-- Start of INPUT DATA --

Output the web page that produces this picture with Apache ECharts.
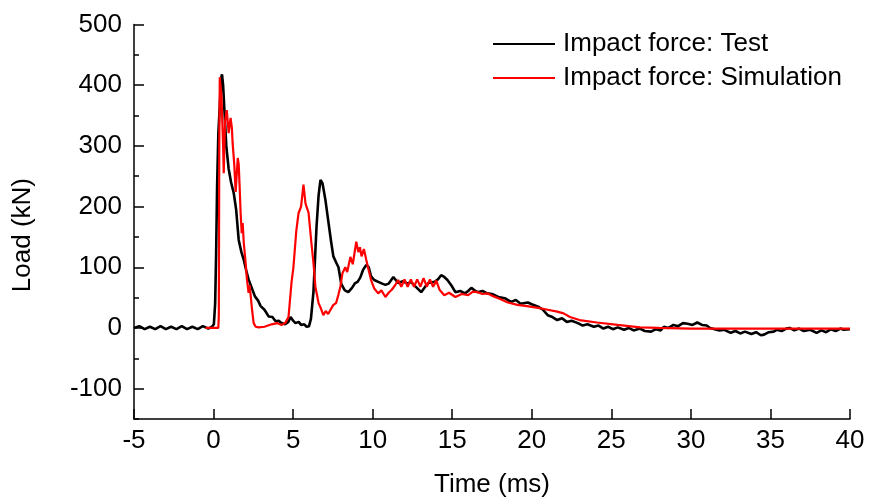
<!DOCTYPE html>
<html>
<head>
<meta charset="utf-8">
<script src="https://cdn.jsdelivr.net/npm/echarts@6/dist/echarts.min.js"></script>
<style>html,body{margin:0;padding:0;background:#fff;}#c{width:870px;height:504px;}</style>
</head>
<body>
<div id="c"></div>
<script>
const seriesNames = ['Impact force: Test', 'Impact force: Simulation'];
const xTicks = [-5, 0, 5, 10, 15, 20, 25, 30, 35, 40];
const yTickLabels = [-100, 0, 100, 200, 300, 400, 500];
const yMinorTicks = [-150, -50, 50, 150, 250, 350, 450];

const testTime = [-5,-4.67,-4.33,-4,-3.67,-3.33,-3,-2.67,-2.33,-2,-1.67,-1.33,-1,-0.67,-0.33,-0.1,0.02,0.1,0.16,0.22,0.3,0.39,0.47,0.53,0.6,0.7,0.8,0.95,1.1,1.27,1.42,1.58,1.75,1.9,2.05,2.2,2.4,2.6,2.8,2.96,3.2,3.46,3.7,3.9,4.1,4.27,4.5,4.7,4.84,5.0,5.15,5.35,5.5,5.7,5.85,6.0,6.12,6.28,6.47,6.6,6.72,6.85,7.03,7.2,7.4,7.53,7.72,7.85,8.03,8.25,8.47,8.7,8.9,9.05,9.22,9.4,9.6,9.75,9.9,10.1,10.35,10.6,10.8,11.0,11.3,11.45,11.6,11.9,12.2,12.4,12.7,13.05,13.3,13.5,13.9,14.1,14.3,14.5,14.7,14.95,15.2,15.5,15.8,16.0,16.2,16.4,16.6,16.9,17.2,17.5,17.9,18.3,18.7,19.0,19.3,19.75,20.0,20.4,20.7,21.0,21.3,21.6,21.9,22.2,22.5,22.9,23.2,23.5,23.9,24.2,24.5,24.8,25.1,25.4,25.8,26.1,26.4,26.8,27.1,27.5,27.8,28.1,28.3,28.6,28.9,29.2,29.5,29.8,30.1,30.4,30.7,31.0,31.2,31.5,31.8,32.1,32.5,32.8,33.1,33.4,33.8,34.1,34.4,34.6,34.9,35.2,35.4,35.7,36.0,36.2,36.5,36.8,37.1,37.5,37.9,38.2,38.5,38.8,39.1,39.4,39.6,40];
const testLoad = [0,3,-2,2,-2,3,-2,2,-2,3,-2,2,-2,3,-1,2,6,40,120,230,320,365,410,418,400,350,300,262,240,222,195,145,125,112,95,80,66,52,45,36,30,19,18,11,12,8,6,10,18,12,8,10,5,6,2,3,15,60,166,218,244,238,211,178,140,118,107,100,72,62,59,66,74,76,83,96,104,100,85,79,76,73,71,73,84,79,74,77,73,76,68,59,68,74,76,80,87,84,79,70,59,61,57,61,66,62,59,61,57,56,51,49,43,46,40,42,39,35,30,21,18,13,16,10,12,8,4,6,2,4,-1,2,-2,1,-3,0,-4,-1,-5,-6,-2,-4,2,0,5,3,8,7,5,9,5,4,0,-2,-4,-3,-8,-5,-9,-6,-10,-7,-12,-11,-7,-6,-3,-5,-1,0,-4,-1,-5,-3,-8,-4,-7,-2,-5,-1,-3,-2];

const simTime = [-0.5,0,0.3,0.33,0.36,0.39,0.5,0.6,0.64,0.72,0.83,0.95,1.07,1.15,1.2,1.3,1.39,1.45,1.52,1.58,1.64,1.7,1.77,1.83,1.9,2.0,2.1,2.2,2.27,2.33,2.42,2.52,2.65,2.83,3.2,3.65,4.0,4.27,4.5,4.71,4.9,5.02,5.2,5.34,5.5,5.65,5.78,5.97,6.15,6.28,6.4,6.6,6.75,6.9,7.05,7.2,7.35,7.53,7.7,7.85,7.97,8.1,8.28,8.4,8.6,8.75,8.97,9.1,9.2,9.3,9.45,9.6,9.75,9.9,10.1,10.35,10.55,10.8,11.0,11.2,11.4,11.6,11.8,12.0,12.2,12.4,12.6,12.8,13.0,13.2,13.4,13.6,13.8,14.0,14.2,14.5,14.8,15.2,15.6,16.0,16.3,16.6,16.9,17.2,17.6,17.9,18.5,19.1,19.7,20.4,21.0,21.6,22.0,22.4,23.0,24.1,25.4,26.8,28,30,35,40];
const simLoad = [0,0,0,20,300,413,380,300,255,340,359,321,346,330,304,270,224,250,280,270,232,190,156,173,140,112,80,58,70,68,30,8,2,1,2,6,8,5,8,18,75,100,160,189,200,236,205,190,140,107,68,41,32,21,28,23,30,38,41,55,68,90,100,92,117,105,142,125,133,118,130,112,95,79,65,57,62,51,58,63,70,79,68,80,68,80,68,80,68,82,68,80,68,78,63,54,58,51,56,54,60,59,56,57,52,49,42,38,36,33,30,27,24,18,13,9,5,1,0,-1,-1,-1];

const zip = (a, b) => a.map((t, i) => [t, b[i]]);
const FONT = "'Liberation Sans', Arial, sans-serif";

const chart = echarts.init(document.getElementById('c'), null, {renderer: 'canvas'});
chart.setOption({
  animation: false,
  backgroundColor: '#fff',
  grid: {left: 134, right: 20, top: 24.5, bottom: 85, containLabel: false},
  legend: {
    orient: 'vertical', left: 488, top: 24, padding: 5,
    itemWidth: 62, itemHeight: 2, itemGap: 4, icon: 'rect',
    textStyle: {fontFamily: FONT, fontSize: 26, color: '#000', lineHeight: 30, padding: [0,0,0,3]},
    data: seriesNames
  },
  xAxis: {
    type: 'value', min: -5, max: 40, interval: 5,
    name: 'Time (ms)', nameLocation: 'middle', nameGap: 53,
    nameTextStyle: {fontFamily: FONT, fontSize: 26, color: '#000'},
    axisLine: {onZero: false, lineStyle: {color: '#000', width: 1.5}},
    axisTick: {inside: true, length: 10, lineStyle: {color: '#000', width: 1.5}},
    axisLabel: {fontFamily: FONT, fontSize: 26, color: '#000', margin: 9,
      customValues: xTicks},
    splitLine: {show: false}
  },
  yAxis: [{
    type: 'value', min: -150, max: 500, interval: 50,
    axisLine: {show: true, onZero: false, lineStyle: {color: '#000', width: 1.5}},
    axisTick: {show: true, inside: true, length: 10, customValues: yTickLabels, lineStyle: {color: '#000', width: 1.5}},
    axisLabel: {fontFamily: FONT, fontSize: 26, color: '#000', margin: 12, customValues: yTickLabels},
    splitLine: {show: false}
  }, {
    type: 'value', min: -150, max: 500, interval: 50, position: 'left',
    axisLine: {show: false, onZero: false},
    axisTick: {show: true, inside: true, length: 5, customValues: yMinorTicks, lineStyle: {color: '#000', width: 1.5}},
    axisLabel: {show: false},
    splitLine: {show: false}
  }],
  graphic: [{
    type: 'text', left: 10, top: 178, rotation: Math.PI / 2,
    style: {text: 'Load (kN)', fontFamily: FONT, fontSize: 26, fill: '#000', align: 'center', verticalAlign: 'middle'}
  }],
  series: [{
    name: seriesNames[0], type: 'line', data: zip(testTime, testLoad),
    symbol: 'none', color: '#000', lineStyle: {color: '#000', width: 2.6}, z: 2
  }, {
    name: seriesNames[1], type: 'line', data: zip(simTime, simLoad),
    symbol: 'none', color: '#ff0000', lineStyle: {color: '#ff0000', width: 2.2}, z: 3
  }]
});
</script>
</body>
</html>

-- End of INPUT DATA --
-- Start of INPUT DATA --

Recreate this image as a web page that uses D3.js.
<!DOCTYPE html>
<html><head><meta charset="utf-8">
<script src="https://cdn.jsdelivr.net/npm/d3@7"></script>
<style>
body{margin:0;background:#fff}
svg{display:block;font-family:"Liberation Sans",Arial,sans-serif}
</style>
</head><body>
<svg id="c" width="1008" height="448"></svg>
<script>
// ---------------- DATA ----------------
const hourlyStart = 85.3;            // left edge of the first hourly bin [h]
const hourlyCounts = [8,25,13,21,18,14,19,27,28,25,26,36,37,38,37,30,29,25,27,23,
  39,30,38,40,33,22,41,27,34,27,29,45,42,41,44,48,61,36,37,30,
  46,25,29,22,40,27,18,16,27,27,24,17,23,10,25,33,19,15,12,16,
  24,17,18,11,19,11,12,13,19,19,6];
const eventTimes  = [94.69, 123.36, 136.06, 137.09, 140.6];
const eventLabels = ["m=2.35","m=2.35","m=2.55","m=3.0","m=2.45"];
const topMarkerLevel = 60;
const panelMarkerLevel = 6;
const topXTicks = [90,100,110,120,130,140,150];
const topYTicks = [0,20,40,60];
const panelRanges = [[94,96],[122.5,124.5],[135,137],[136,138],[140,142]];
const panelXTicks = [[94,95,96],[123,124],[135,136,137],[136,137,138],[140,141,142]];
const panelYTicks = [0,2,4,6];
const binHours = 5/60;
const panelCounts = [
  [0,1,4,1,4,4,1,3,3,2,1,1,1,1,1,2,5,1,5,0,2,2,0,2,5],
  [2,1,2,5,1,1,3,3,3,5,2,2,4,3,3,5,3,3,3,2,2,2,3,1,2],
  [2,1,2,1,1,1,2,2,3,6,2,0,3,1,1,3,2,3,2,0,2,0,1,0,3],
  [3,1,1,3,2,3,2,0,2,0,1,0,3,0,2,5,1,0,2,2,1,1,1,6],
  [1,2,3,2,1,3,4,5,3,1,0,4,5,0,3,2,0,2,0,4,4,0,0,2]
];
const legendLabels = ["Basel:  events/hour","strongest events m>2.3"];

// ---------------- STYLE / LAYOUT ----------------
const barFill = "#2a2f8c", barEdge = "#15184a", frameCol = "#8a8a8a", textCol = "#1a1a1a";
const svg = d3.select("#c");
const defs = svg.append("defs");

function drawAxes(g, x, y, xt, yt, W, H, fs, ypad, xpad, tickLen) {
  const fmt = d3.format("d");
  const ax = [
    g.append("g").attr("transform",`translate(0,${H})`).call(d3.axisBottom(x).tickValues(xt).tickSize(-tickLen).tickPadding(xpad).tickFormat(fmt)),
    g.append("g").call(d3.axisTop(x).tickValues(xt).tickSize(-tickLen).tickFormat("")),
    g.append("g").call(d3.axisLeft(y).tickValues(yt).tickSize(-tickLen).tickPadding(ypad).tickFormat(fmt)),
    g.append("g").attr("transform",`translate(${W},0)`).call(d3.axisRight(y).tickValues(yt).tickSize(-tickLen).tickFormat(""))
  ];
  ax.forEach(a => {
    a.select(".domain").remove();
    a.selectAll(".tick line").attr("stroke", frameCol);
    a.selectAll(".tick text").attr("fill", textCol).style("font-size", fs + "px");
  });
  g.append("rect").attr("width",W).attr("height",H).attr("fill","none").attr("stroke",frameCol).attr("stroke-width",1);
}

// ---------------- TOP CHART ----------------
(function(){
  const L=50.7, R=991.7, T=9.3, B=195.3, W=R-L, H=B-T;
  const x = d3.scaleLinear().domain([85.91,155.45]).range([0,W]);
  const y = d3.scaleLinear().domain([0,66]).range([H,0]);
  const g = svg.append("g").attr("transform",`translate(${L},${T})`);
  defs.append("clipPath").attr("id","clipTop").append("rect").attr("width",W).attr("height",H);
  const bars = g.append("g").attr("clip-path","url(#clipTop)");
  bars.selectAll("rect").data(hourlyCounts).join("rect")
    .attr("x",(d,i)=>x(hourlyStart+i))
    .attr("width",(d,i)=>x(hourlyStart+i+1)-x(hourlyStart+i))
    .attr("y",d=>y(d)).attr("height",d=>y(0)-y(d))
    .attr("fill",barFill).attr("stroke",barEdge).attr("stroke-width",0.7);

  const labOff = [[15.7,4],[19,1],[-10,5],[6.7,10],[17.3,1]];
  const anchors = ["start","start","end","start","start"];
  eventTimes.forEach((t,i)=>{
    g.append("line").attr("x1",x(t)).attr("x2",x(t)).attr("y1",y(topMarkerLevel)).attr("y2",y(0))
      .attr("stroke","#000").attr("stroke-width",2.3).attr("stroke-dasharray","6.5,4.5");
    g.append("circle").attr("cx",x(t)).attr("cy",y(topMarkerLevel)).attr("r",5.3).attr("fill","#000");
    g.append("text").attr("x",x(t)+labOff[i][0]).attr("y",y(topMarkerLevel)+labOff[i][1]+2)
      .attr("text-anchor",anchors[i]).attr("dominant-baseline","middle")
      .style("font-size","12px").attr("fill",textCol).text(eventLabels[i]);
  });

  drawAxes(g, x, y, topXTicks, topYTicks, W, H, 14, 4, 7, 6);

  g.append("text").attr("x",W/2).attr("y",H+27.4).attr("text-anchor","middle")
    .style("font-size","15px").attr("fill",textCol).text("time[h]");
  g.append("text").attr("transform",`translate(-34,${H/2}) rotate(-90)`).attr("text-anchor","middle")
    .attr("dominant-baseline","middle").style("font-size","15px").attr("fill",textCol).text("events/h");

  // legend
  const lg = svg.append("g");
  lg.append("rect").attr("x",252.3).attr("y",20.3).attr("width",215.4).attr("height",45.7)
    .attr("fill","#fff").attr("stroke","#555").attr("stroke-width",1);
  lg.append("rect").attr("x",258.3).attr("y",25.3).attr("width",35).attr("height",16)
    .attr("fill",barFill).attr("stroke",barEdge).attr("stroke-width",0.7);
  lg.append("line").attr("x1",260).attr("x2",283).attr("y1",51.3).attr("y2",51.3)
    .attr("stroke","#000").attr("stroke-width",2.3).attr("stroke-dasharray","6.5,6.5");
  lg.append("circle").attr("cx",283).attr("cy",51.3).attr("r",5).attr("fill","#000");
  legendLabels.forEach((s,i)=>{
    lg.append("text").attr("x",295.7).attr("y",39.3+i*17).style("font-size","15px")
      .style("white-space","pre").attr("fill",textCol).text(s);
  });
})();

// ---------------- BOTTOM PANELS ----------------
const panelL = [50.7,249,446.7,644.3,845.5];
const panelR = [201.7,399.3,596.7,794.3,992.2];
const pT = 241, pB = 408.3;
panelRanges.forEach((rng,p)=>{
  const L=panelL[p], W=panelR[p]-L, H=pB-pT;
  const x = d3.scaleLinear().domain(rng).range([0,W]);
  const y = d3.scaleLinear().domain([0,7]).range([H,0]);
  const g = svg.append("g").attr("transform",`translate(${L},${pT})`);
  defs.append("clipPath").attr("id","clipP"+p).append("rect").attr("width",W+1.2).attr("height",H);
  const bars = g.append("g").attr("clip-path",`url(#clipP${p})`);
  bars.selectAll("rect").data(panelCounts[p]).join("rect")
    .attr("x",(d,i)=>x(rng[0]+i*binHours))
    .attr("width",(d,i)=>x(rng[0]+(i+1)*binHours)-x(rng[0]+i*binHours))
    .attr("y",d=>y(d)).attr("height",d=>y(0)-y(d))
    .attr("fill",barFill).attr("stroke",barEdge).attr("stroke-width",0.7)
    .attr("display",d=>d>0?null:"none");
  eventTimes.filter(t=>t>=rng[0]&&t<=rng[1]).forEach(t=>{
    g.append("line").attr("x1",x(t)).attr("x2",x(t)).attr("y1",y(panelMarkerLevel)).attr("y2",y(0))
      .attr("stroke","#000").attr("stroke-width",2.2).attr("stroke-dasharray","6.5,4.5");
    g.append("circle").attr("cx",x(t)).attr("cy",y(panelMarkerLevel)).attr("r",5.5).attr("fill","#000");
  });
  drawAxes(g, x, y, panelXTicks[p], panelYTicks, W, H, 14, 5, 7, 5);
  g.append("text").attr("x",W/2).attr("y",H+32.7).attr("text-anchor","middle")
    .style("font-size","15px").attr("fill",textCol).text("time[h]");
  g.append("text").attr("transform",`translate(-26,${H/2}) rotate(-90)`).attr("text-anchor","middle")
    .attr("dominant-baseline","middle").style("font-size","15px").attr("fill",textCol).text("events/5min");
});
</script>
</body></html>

-- End of INPUT DATA --
-- Start of INPUT DATA --

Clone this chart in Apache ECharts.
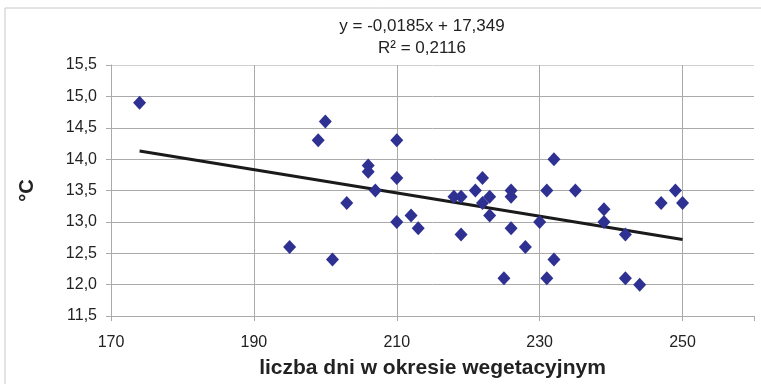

-- End of INPUT DATA --

EXERCISE AIM:
Take the stretch from the line containing "Output the web" through the line containing "const yMinorTicks = [-150, -50, 50, 150, 250, 350, 450];" and reproduce it exactly, both ends included. Omit the pictures.

ANSWER BELOW:
Output the web page that produces this picture with Apache ECharts.
<!DOCTYPE html>
<html>
<head>
<meta charset="utf-8">
<script src="https://cdn.jsdelivr.net/npm/echarts@6/dist/echarts.min.js"></script>
<style>html,body{margin:0;padding:0;background:#fff;}#c{width:870px;height:504px;}</style>
</head>
<body>
<div id="c"></div>
<script>
const seriesNames = ['Impact force: Test', 'Impact force: Simulation'];
const xTicks = [-5, 0, 5, 10, 15, 20, 25, 30, 35, 40];
const yTickLabels = [-100, 0, 100, 200, 300, 400, 500];
const yMinorTicks = [-150, -50, 50, 150, 250, 350, 450];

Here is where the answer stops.